Linear separation of nonlinear data via transforming the space to be linearly separable via kernels.

\[\phi : \mathbb{R}^2 \xrightarrow{} \mathbb{R}^3\]

[1]:

from utils import disp
disp('kernelpca.drawio.png')

\[\begin{split}K = \begin{bmatrix} K(x_1, x_1), k(x_1, x_2), ..., k(x_1, x_n)\\ K(x_2, x_1), k(x_2, x_2), ..., k(x_2, x_n)\\ \vdots\\ K(x_m, x_1), k(x_m, x_2), ..., k(x_m, x_n)\\ \end{bmatrix}\end{split}\]

where a kernel could be (for instance) \(K(x_i, x_j) = \frac{1}{2} \exp ( -h ||x_i - x_j||^2 )\) where \(h\) is a scaling factor, and the samples \(x_i, x_j \in D\) are in the data. A kernel is a pairwise distance function. Therefore it is symmetric and invertable (so we can map between our space and back to original with no loss).
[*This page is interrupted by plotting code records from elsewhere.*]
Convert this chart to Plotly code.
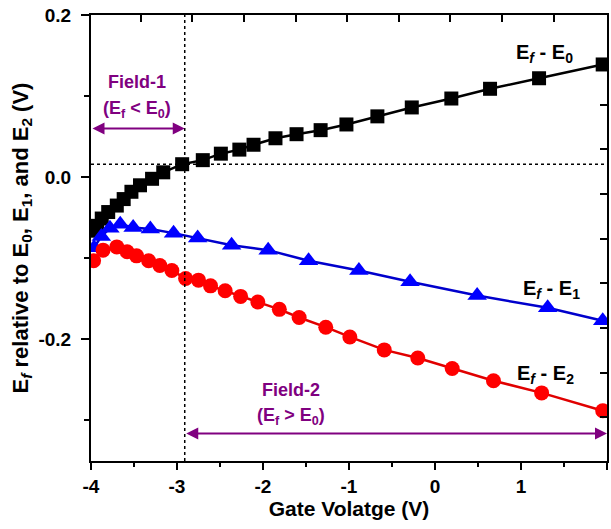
import numpy as np
import plotly.graph_objects as go

# ---------------- data ----------------
x_e0 = [-3.97, -3.93, -3.875, -3.80, -3.70, -3.62, -3.53, -3.43, -3.29, -3.16, -2.94,
        -2.70, -2.49, -2.275, -2.11, -1.855, -1.61, -1.33, -1.03, -0.67, -0.27,
        0.19, 0.64, 1.21, 1.95]
y_e0 = [-0.066, -0.060, -0.051, -0.043, -0.035, -0.027, -0.018, -0.010, -0.002, 0.006, 0.016,
        0.021, 0.029, 0.034, 0.040, 0.048, 0.053, 0.058, 0.065, 0.075, 0.086,
        0.097, 0.109, 0.122, 0.139]

x_e1 = [-3.965, -3.88, -3.78, -3.66, -3.51, -3.31, -3.04, -2.76, -2.365, -1.94,
        -1.47, -0.885, -0.29, 0.49, 1.31, 1.95]
y_e1 = [-0.087, -0.073, -0.063, -0.058, -0.062, -0.064, -0.069, -0.075, -0.084, -0.090,
        -0.103, -0.115, -0.129, -0.146, -0.161, -0.177]

x_e2 = [-3.97, -3.86, -3.70, -3.58, -3.47, -3.33, -3.20, -3.06, -2.90, -2.75, -2.61,
        -2.44, -2.26, -2.06, -1.81, -1.58, -1.27, -0.99, -0.59, -0.20, 0.20, 0.68,
        1.24, 1.95]
y_e2 = [-0.103, -0.090, -0.086, -0.092, -0.097, -0.103, -0.109, -0.115, -0.125, -0.127, -0.134,
        -0.140, -0.147, -0.154, -0.163, -0.173, -0.185, -0.197, -0.213, -0.223, -0.236, -0.251,
        -0.266, -0.288]

x_range = [-4, 2]
y_range = [-0.35, 0.2]
x_ticks = [-4, -3, -2, -1, 0, 1, 2]
y_ticks = [-0.2, 0.0, 0.2]
y_ticktext = ["-0.2", "0.0", "0.2"]

# crossing point (E_f = E_0 boundary)
x_cross = -2.91
y_cross = 0.016

# secondary (frame) tick positions
top_ticks = list(np.round(np.arange(-3.42, 1.5, 0.6), 3))
right_ticks = list(np.round(0.0896 - 0.0551 * np.arange(8), 4))

FONT = "Liberation Sans, Arial, sans-serif"
PURPLE = "#800080"

fig = go.Figure()

fig.add_trace(go.Scatter(x=x_e0, y=y_e0, mode="lines+markers",
                         line=dict(color="black", width=2.5),
                         marker=dict(symbol="square", size=14, color="black"),
                         showlegend=False))
fig.add_trace(go.Scatter(x=x_e1, y=y_e1, mode="lines+markers",
                         line=dict(color="#0000CC", width=2.5),
                         marker=dict(symbol="triangle-up", size=17, color="#0000FF"),
                         showlegend=False))
fig.add_trace(go.Scatter(x=x_e2, y=y_e2, mode="lines+markers",
                         line=dict(color="#E00000", width=2.5),
                         marker=dict(symbol="circle", size=15, color="#FF0000"),
                         showlegend=False))
# dummy trace for frame axes
fig.add_trace(go.Scatter(x=[None], y=[None], xaxis="x2", yaxis="y2",
                         showlegend=False, hoverinfo="skip"))

axis_font = dict(family=FONT, size=19, color="black", weight="bold")
title_font = dict(family=FONT, size=21, color="black", weight="bold")
ytitle_font = dict(family=FONT, size=22, color="black", weight="bold")

fig.update_layout(
    width=611, height=529,
    margin=dict(l=91, r=4, t=15, b=68),
    plot_bgcolor="white", paper_bgcolor="white",
    font=dict(family=FONT, color="black"),
    xaxis=dict(range=x_range, tickmode="array", tickvals=x_ticks,
               ticktext=[str(v) for v in x_ticks],
               ticks="outside", ticklen=7, tickwidth=2, tickcolor="black",
               minor=dict(dtick=0.5, tick0=-4, ticks="outside", ticklen=4,
                          tickwidth=2, tickcolor="black"),
               showline=True, linewidth=2, linecolor="black", mirror=False,
               showgrid=False, zeroline=False, tickfont=axis_font,
               title=dict(text="Gate Volatge (V)", standoff=4, font=title_font)),
    yaxis=dict(range=y_range, tickmode="array", tickvals=y_ticks, ticktext=y_ticktext,
               ticks="outside", ticklen=8, tickwidth=2, tickcolor="black",
               ticklabelstandoff=6,
               minor=dict(tickvals=[-0.3, -0.1, 0.1], ticks="outside", ticklen=5,
                          tickwidth=2, tickcolor="black"),
               showline=True, linewidth=2, linecolor="black", mirror=False,
               showgrid=False, zeroline=False, tickfont=axis_font,
               title=dict(text="E<sub><i>f</i></sub> relative to E<sub>0</sub>, E<sub>1</sub>, and E<sub>2</sub> (V)",
                          standoff=4, font=ytitle_font)),
    xaxis2=dict(range=x_range, overlaying="x", side="top", anchor="y2",
                tickmode="array", tickvals=top_ticks, showticklabels=False,
                ticks="inside", ticklen=7, tickwidth=2, tickcolor="black",
                showline=True, linewidth=2, linecolor="black",
                showgrid=False, zeroline=False),
    yaxis2=dict(range=y_range, overlaying="y", side="right", anchor="x2",
                tickmode="array", tickvals=right_ticks, showticklabels=False,
                ticks="inside", ticklen=7, tickwidth=2, tickcolor="black",
                showline=True, linewidth=2, linecolor="black",
                showgrid=False, zeroline=False),
)

# dotted guide lines through the crossing point
fig.add_shape(type="line", xref="x", yref="paper", x0=x_cross, x1=x_cross, y0=0, y1=1,
              line=dict(color="black", width=1.5, dash="dot"))
fig.add_shape(type="line", xref="paper", yref="y", x0=0, x1=1, y0=y_cross, y1=y_cross,
              line=dict(color="black", width=1.5, dash="dot"))

# field arrows
fig.add_annotation(x=x_cross, y=0.060, ax=x_range[0], ay=0.060, xref="x", yref="y",
                   axref="x", ayref="y", text="", showarrow=True, arrowside="end+start",
                   arrowhead=2, arrowsize=1.2, arrowwidth=2, arrowcolor=PURPLE)
fig.add_annotation(x=x_range[1], y=-0.316, ax=x_cross, ay=-0.316, xref="x", yref="y",
                   axref="x", ayref="y", text="", showarrow=True, arrowside="end+start",
                   arrowhead=2, arrowsize=1.2, arrowwidth=2, arrowcolor=PURPLE)

field_font = dict(family=FONT, size=18, color=PURPLE, weight="bold")
fig.add_annotation(x=-3.46, y=0.117, text="Field-1", showarrow=False, font=field_font)
fig.add_annotation(x=-3.46, y=0.083, text="(E<sub>f</sub> < E<sub>0</sub>)", showarrow=False,
                   font=field_font)
fig.add_annotation(x=-1.68, y=-0.263, text="Field-2", showarrow=False, font=field_font)
fig.add_annotation(x=-1.68, y=-0.295, text="(E<sub>f</sub> > E<sub>0</sub>)", showarrow=False,
                   font=field_font)

label_font = dict(family=FONT, size=20, color="black", weight="bold")
fig.add_annotation(x=1.27, y=0.152, text="E<sub><i>f</i></sub> - E<sub>0</sub>",
                   showarrow=False, font=label_font)
fig.add_annotation(x=1.35, y=-0.138, text="E<sub><i>f</i></sub> - E<sub>1</sub>",
                   showarrow=False, font=label_font)
fig.add_annotation(x=1.29, y=-0.243, text="E<sub><i>f</i></sub> - E<sub>2</sub>",
                   showarrow=False, font=label_font)

fig.write_html("out.html")
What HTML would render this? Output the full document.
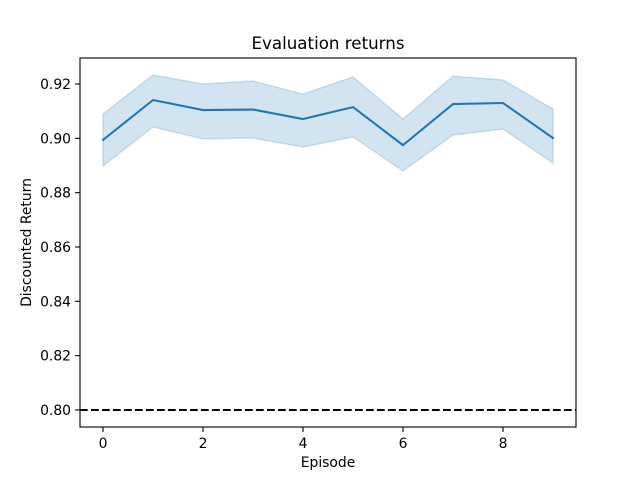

The kernel function can be broken down into a matrix multiplication \(K = \phi(x) \phi(x)^T\) where (as stated above) \(\phi\) is the model.

Note: \(K\) must be centered.

\[\tilde{\phi}(x_i) = \phi(x_i) - \frac{1}{d} \sum_{k=d}^l (x_l)\]

\[\tilde{K}(x_j) = \tilde{\phi}(x_i)^T \tilde{\phi}(x_i)\]

\[= \phi(x_i) - \frac{1}{d} \sum_{k=1}^d \phi(x_k)^T \phi(x_j) - \frac{1}{d} \sum_{i=1}^d \phi(x_k)\]

\[= K(x_i, x_j) - \frac{1}{d} \sum_{i=1}^d k(x_i, x_j) - \frac{1}{d} \sum_{k=1}^d K(x_i, x_k) + \frac{1}{d^2} \sum_{k=1}^d K(x_d, x_k)\]

Algorithm

Pick kernel \(K(x_i, x_j)\)
Calculate kernel matrix \(K\)
Center \(K\)
Find eigenvectors \(Kv = \lambda v\)
Project data onto new dimensions \(z_{new} = \phi^T K(x^.)\)

\(K(x^.)\) project each data point into original space to new data point in kernel space.